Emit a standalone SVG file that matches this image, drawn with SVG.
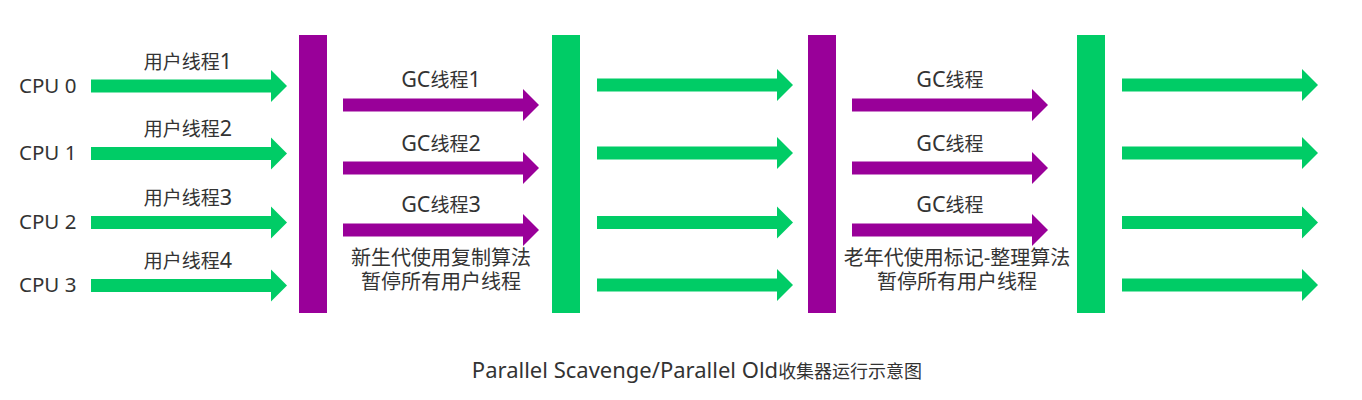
<svg xmlns="http://www.w3.org/2000/svg" xmlns:xlink="http://www.w3.org/1999/xlink" width="1362" height="400" viewBox="0 0 1362 400">
<style>
  text { font-family: "Noto Sans", "Noto Sans CJK SC", sans-serif; fill: #333333; }
  .lbl { font-size: 19px; text-anchor: middle; }
  .lat { font-size: 21.5px; }
  .cpu { font-size: 20.5px; }
  .note { font-family: "Liberation Sans", "Noto Sans CJK SC", sans-serif; font-size: 20px; text-anchor: middle; }
  .title { font-size: 18px; text-anchor: middle; }
  .tlat { font-size: 22px; }
  .green { fill: #00CC66; }
  .purple { fill: #990099; }
</style>
<defs>
  <path id="arrow" d="M0,-6.5 H180 V-16 L196,0 L180,16 V6.5 H0 Z"/>
</defs>
<rect width="1362" height="400" fill="#ffffff"/>

<g id="cpu-labels">
  <text class="cpu" x="19" y="93">CPU 0</text>
  <text class="cpu" x="19" y="160">CPU 1</text>
  <text class="cpu" x="19" y="229">CPU 2</text>
  <text class="cpu" x="19" y="292">CPU 3</text>
</g>

<g id="user-thread-labels">
  <text class="lbl" x="188" y="69">用户线程<tspan class="lat">1</tspan></text>
  <text class="lbl" x="188" y="136">用户线程<tspan class="lat">2</tspan></text>
  <text class="lbl" x="188" y="205">用户线程<tspan class="lat">3</tspan></text>
  <text class="lbl" x="188" y="268">用户线程<tspan class="lat">4</tspan></text>
</g>

<g id="safepoint-1"><rect class="purple" x="299" y="35" width="28" height="278"/></g>
<g id="resume-1"><rect class="green" x="552" y="35" width="28" height="278"/></g>
<g id="safepoint-2"><rect class="purple" x="808" y="35" width="28" height="278"/></g>
<g id="resume-2"><rect class="green" x="1077" y="35" width="28" height="278"/></g>

<g id="young-gc-labels">
  <text class="lbl" x="441" y="87"><tspan class="lat">GC</tspan>线程<tspan class="lat">1</tspan></text>
  <text class="lbl" x="441" y="151"><tspan class="lat">GC</tspan>线程<tspan class="lat">2</tspan></text>
  <text class="lbl" x="441" y="212"><tspan class="lat">GC</tspan>线程<tspan class="lat">3</tspan></text>
  <text class="note" x="441" y="265">新生代使用复制算法</text>
  <text class="note" x="441" y="289">暂停所有用户线程</text>
</g>

<g id="old-gc-labels">
  <text class="lbl" x="950" y="87"><tspan class="lat">GC</tspan>线程</text>
  <text class="lbl" x="950" y="151"><tspan class="lat">GC</tspan>线程</text>
  <text class="lbl" x="950" y="212"><tspan class="lat">GC</tspan>线程</text>
  <text class="note" x="957" y="265">老年代使用标记-整理算法</text>
  <text class="note" x="957" y="289">暂停所有用户线程</text>
</g>

<g id="connectors">
  <use xlink:href="#arrow" class="green" x="91" y="86"/>
  <use xlink:href="#arrow" class="green" x="91" y="153.5"/>
  <use xlink:href="#arrow" class="green" x="91" y="222.5"/>
  <use xlink:href="#arrow" class="green" x="91" y="285.5"/>

  <use xlink:href="#arrow" class="purple" x="343" y="105"/>
  <use xlink:href="#arrow" class="purple" x="343" y="168"/>
  <use xlink:href="#arrow" class="purple" x="343" y="230"/>

  <use xlink:href="#arrow" class="green" x="597" y="85"/>
  <use xlink:href="#arrow" class="green" x="597" y="153"/>
  <use xlink:href="#arrow" class="green" x="597" y="222.5"/>
  <use xlink:href="#arrow" class="green" x="597" y="285"/>

  <use xlink:href="#arrow" class="purple" x="852" y="105"/>
  <use xlink:href="#arrow" class="purple" x="852" y="168"/>
  <use xlink:href="#arrow" class="purple" x="852" y="230"/>

  <use xlink:href="#arrow" class="green" x="1122" y="85"/>
  <use xlink:href="#arrow" class="green" x="1122" y="153"/>
  <use xlink:href="#arrow" class="green" x="1122" y="222.5"/>
  <use xlink:href="#arrow" class="green" x="1122" y="285"/>
</g>

<g id="caption">
  <text class="title" x="697" y="378"><tspan class="tlat">Parallel Scavenge/Parallel Old</tspan>收集器运行示意图</text>
</g>
</svg>
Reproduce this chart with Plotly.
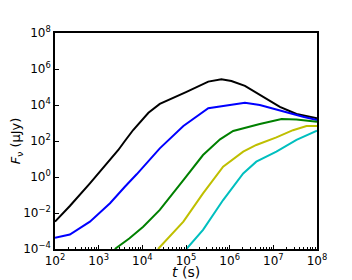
import numpy as np
import plotly.graph_objects as go

# log10(t / s) and log10(F / uJy)
black_logt = [2.0, 2.34, 2.8, 3.26, 3.45, 3.6, 3.79, 4.14, 4.4, 5.0, 5.51, 5.81, 6.04, 6.35, 6.77, 7.15, 7.53, 8.0]
black_logf = [-2.48, -1.61, -0.35, 0.94, 1.5, 2.0, 2.61, 3.57, 4.06, 4.72, 5.3, 5.43, 5.33, 5.06, 4.46, 3.9, 3.5, 3.26]

blue_logt = [2.0, 2.34, 2.8, 3.26, 3.6, 3.87, 4.4, 4.94, 5.51, 5.81, 6.35, 6.69, 7.22, 7.68, 8.0]
blue_logf = [-3.38, -3.2, -2.48, -1.46, -0.54, 0.15, 1.59, 2.83, 3.82, 3.94, 4.13, 4.0, 3.63, 3.35, 3.17]

green_logt = [3.37, 3.7, 4.02, 4.4, 4.94, 5.39, 5.78, 6.08, 6.69, 7.19, 7.53, 8.0]
green_logf = [-4.0, -3.42, -2.76, -1.83, -0.17, 1.22, 2.09, 2.56, 2.94, 3.22, 3.2, 3.07]

yellow_logt = [4.36, 4.94, 5.39, 5.85, 6.31, 6.61, 7.07, 7.45, 7.76, 8.0]
yellow_logf = [-4.0, -2.48, -0.91, 0.57, 1.41, 1.78, 2.2, 2.6, 2.83, 2.83]

cyan_logt = [5.01, 5.39, 5.85, 6.31, 6.61, 7.07, 7.53, 7.76, 8.0]
cyan_logf = [-4.0, -2.94, -1.28, 0.2, 0.85, 1.41, 2.06, 2.33, 2.57]

x_tick_exp = [2, 3, 4, 5, 6, 7, 8]
y_tick_exp = [-4, -2, 0, 2, 4, 6, 8]

series = [
    (black_logt, black_logf, "#000000"),
    (blue_logt, blue_logf, "#0000ff"),
    (green_logt, green_logf, "#008000"),
    (yellow_logt, yellow_logf, "#bfbf00"),
    (cyan_logt, cyan_logf, "#00bfbf"),
]

def lbl(e):
    return "10<sup>%s</sup>" % (str(e).replace("-", "\u2212"))

fig = go.Figure()
for lt, lf, col in series:
    fig.add_trace(go.Scatter(
        x=10 ** np.array(lt), y=10 ** np.array(lf), mode="lines",
        line=dict(color=col, width=2), showlegend=False,
    ))

font = "DejaVu Sans"
# page body has an 8px margin, so the figure is 344x272 and sits at (8, 8)
fig.update_layout(
    width=344, height=272,
    margin=dict(l=47, r=35, t=25, b=31, autoexpand=False),
    paper_bgcolor="white", plot_bgcolor="white",
    font=dict(family=font, size=12, color="black"),
    showlegend=False,
)
fig.add_annotation(
    text="<i>t</i> (s)", xref="paper", yref="paper", x=0.5, y=-0.105,
    xanchor="center", yanchor="middle", showarrow=False, font=dict(size=14),
)
fig.update_xaxes(
    type="log", range=[2, 8], automargin=False,
    tickvals=[10.0 ** e for e in x_tick_exp], ticktext=[lbl(e) for e in x_tick_exp],
    ticks="inside", ticklen=4, tickwidth=1, tickcolor="black",
    minor=dict(ticks="inside", ticklen=2, tickcolor="black", showgrid=False,
               tickvals=[m * 10.0 ** e for e in x_tick_exp[:-1] for m in range(2, 10)]),
    showline=True, linecolor="black", linewidth=1.5, mirror=True,
    showgrid=False, zeroline=False,
    tickfont=dict(size=12),
)
fig.update_yaxes(
    type="log", range=[-4, 8], automargin=False,
    tickvals=[10.0 ** e for e in y_tick_exp], ticktext=[lbl(e) for e in y_tick_exp],
    ticks="inside", ticklen=4, tickwidth=1, tickcolor="black",
    showline=True, linecolor="black", linewidth=1.5, mirror=True,
    showgrid=False, zeroline=False,
    tickfont=dict(size=12),
    title=dict(text="<i>F</i><sub>ν</sub> (μJy)", font=dict(size=13), standoff=2),
)
fig.write_html("out.html")
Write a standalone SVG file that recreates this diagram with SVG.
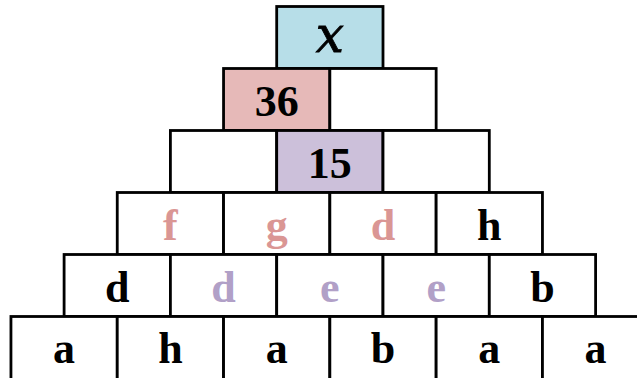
<svg xmlns="http://www.w3.org/2000/svg" width="637" height="378" viewBox="0 0 637 378">
<style>
rect{stroke:#000;stroke-width:2.8;fill:#fff}
text{font-family:"Liberation Serif","DejaVu Serif",serif;font-weight:bold;font-size:44px;text-anchor:middle;fill:#000}
.blue{fill:#B7DEE8}.pink{fill:#E6B9B8}.purp{fill:#CCC0DA}
.tp{fill:#DA9694}.tu{fill:#B1A0C7}
.it{font-family:"DejaVu Serif",serif;font-style:italic;font-weight:normal;font-size:50px;stroke:#000;stroke-width:0.8}
</style>
<rect x="0" y="0" width="637" height="378" style="fill:#fff;stroke:none"/>
<g id="n0"><rect class="blue" x="276.7" y="6.5" width="106.3" height="62"/><text class="it" x="329.85" y="52">x</text></g>
<g id="n1a"><rect class="pink" x="223.55" y="68.5" width="106.3" height="62"/><text x="276.7" y="116">36</text></g>
<g id="n1b"><rect x="329.85" y="68.5" width="106.3" height="62"/></g>
<g id="n2a"><rect x="170.4" y="130.5" width="106.3" height="62"/></g>
<g id="n2b"><rect class="purp" x="276.7" y="130.5" width="106.3" height="62"/><text x="329.85" y="177.5">15</text></g>
<g id="n2c"><rect x="383" y="130.5" width="106.3" height="62"/></g>
<g id="n3a"><rect x="117.25" y="192.5" width="106.3" height="62"/><text class="tp" x="170.4" y="240">f</text></g>
<g id="n3b"><rect x="223.55" y="192.5" width="106.3" height="62"/><text class="tp" x="276.7" y="240">g</text></g>
<g id="n3c"><rect x="329.85" y="192.5" width="106.3" height="62"/><text class="tp" x="383" y="240">d</text></g>
<g id="n3d"><rect x="436.15" y="192.5" width="106.3" height="62"/><text x="489.3" y="240">h</text></g>
<g id="n4a"><rect x="64.1" y="254.5" width="106.3" height="62"/><text x="117.25" y="302">d</text></g>
<g id="n4b"><rect x="170.4" y="254.5" width="106.3" height="62"/><text class="tu" x="223.55" y="302">d</text></g>
<g id="n4c"><rect x="276.7" y="254.5" width="106.3" height="62"/><text class="tu" x="329.85" y="302">e</text></g>
<g id="n4d"><rect x="383" y="254.5" width="106.3" height="62"/><text class="tu" x="436.15" y="302">e</text></g>
<g id="n4e"><rect x="489.3" y="254.5" width="106.3" height="62"/><text x="542.45" y="302">b</text></g>
<g id="n5a"><rect x="10.95" y="316.5" width="106.3" height="66"/><text x="64.1" y="363">a</text></g>
<g id="n5b"><rect x="117.25" y="316.5" width="106.3" height="66"/><text x="170.4" y="363">h</text></g>
<g id="n5c"><rect x="223.55" y="316.5" width="106.3" height="66"/><text x="276.7" y="363">a</text></g>
<g id="n5d"><rect x="329.85" y="316.5" width="106.3" height="66"/><text x="383" y="363">b</text></g>
<g id="n5e"><rect x="436.15" y="316.5" width="106.3" height="66"/><text x="489.3" y="363">a</text></g>
<g id="n5f"><rect x="542.45" y="316.5" width="106.3" height="66"/><text x="595.6" y="363">a</text></g>
<g id="connectors"></g>
</svg>
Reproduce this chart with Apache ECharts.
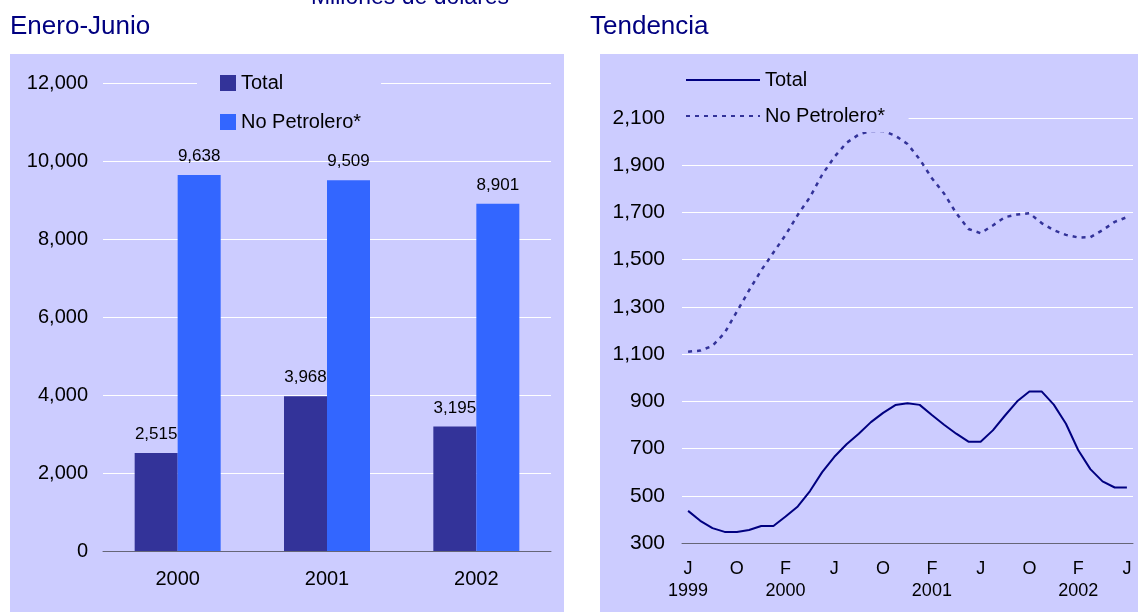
<!DOCTYPE html>
<html>
<head>
<meta charset="utf-8">
<script src="https://cdn.jsdelivr.net/npm/echarts@6/dist/echarts.min.js"></script>
<style>
  html, body { margin: 0; padding: 0; background: #fff; }
  #main { width: 1138px; height: 612px; }
</style>
</head>
<body>
<div id="main"></div>
<script>
// datos: Enero-Junio, millones de dolares
var years = ['2000', '2001', '2002'];
var totalJun = [2515, 3968, 3195];
var noPetJun = [9638, 9509, 8901];

// tendencia mensual, jun 1999 - jun 2002
var months = [
    'J\n1999', 'J', 'A', 'S', 'O', 'N', 'D', 'E',
    'F\n2000', 'M', 'A', 'M', 'J', 'J', 'A', 'S', 'O', 'N', 'D', 'E',
    'F\n2001', 'M', 'A', 'M', 'J', 'J', 'A', 'S', 'O', 'N', 'D', 'E',
    'F\n2002', 'M', 'A', 'M', 'J'
];
var totalTrend = [
    436, 394, 363, 347, 347, 355, 372, 372,
    412, 455, 520, 600, 665, 718, 763, 812, 851, 884, 892, 885, 842,
    801, 763, 729, 729, 777, 840, 900, 942, 942, 886, 805,
    694, 613, 561, 535, 535
];
var noPetTrend = [
    1110, 1115, 1135, 1190, 1280, 1370, 1455, 1530,
    1605, 1690, 1765, 1860, 1935, 1995, 2030, 2045, 2045, 2025, 1990, 1925, 1845,
    1780, 1697, 1630, 1612, 1645, 1680, 1691, 1697, 1655, 1625, 1605,
    1594, 1595, 1625, 1660, 1680
];

var bg = '#ccccff';
var font = 'Liberation Sans, Arial, sans-serif';

function fmt(v) {
    return Number(v).toLocaleString('en-US');
}

var myChart = echarts.init(document.getElementById('main'));

var option = {
    backgroundColor: '#fff',
    animation: false,
    textStyle: { fontFamily: font },
    graphic: [
        { type: 'rect', z: -10, shape: { x: 10, y: 54, width: 554, height: 560 }, style: { fill: bg } },
        { type: 'rect', z: -10, shape: { x: 600, y: 54, width: 540, height: 560 }, style: { fill: bg } },
        { type: 'text', left: 10, top: 14, style: { text: 'Enero-Junio', fill: '#000080', font: '26px ' + font } },
        { type: 'text', left: 590, top: 14, style: { text: 'Tendencia', fill: '#000080', font: '26px ' + font } },
        { type: 'text', x: 410, y: -2, style: { text: 'Millones de dólares', fill: '#000080', font: '23px ' + font, align: 'center', verticalAlign: 'middle' } }
    ],
    legend: [
        {
            data: ['Total', 'No Petrolero*'],
            orient: 'vertical',
            left: 197,
            top: 67,
            padding: [6, 20, 6, 23],
            backgroundColor: bg,
            itemWidth: 16,
            itemHeight: 16,
            itemGap: 19,
            icon: 'rect',
            textStyle: { fontSize: 20, lineHeight: 20, color: '#000', fontFamily: font }
        },
        {
            data: ['Total ', 'No Petrolero* '],
            orient: 'vertical',
            left: 682,
            top: 64,
            padding: [6, 18, 6, 3],
            backgroundColor: bg,
            itemWidth: 74,
            itemHeight: 10,
            itemGap: 16,
            itemStyle: { opacity: 0 },
            textStyle: { fontSize: 20, lineHeight: 20, color: '#000', fontFamily: font }
        }
    ],
    grid: [
        { left: 103, right: 587, top: 83, bottom: 61 },
        { left: 682, right: 5, top: 118, bottom: 69 }
    ],
    xAxis: [
        {
            gridIndex: 0,
            type: 'category',
            data: years,
            axisLine: { lineStyle: { color: '#666677', width: 1 } },
            axisTick: { length: 5, lineStyle: { color: '#333' } },
            axisLabel: { fontSize: 20, color: '#000', margin: 18 }
        },
        {
            gridIndex: 1,
            type: 'category',
            data: months,
            axisLine: { lineStyle: { color: '#666677', width: 1 } },
            axisTick: { length: 4, interval: 0, lineStyle: { color: '#333' } },
            axisLabel: { fontSize: 18, lineHeight: 22, color: '#000', margin: 15, interval: 3 }
        }
    ],
    yAxis: [
        {
            gridIndex: 0,
            type: 'value',
            min: 0,
            max: 12000,
            interval: 2000,
            axisLine: { show: false },
            axisTick: { show: false },
            splitLine: { lineStyle: { color: '#fff', width: 1 } },
            axisLabel: { fontSize: 20, color: '#000', margin: 15, formatter: fmt }
        },
        {
            gridIndex: 1,
            type: 'value',
            min: 300,
            max: 2100,
            interval: 200,
            axisLine: { show: false },
            axisTick: { show: false },
            splitLine: { lineStyle: { color: '#fff', width: 1 } },
            axisLabel: { fontSize: 21, color: '#000', margin: 17, formatter: fmt }
        }
    ],
    series: [
        {
            name: 'Total',
            type: 'bar',
            xAxisIndex: 0,
            yAxisIndex: 0,
            barWidth: 43,
            barGap: '0%',
            itemStyle: { color: '#333399' },
            label: { show: true, position: 'top', distance: 10, fontSize: 17, color: '#000', formatter: function (p) { return fmt(p.value); } },
            data: totalJun
        },
        {
            name: 'No Petrolero*',
            type: 'bar',
            xAxisIndex: 0,
            yAxisIndex: 0,
            barWidth: 43,
            barGap: '0%',
            itemStyle: { color: '#3366ff' },
            label: { show: true, position: 'top', distance: 10, fontSize: 17, color: '#000', formatter: function (p) { return fmt(p.value); } },
            data: noPetJun
        },
        {
            name: 'Total ',
            type: 'line',
            xAxisIndex: 1,
            yAxisIndex: 1,
            symbol: 'none',
            lineStyle: { color: '#000080', width: 2 },
            itemStyle: { color: '#000080' },
            data: totalTrend
        },
        {
            name: 'No Petrolero* ',
            type: 'line',
            xAxisIndex: 1,
            yAxisIndex: 1,
            symbol: 'none',
            lineStyle: { color: '#333399', width: 2.5, type: [4, 5] },
            itemStyle: { color: '#333399' },
            data: noPetTrend
        }
    ]
};

myChart.setOption(option);
</script>
</body>
</html>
--------
WHAT YOU SHOULD DO
Take the stretch from the line containing "Reproduce this chart with Plotly." through the line containing "3.22, 3.2, 3.07]" and reproduce it exactly, both ends included. Omit the pictures.

OUTPUT OF THE EXERCISE
Reproduce this chart with Plotly.
import numpy as np
import plotly.graph_objects as go

# log10(t / s) and log10(F / uJy)
black_logt = [2.0, 2.34, 2.8, 3.26, 3.45, 3.6, 3.79, 4.14, 4.4, 5.0, 5.51, 5.81, 6.04, 6.35, 6.77, 7.15, 7.53, 8.0]
black_logf = [-2.48, -1.61, -0.35, 0.94, 1.5, 2.0, 2.61, 3.57, 4.06, 4.72, 5.3, 5.43, 5.33, 5.06, 4.46, 3.9, 3.5, 3.26]

blue_logt = [2.0, 2.34, 2.8, 3.26, 3.6, 3.87, 4.4, 4.94, 5.51, 5.81, 6.35, 6.69, 7.22, 7.68, 8.0]
blue_logf = [-3.38, -3.2, -2.48, -1.46, -0.54, 0.15, 1.59, 2.83, 3.82, 3.94, 4.13, 4.0, 3.63, 3.35, 3.17]

green_logt = [3.37, 3.7, 4.02, 4.4, 4.94, 5.39, 5.78, 6.08, 6.69, 7.19, 7.53, 8.0]
green_logf = [-4.0, -3.42, -2.76, -1.83, -0.17, 1.22, 2.09, 2.56, 2.94, 3.22, 3.2, 3.07]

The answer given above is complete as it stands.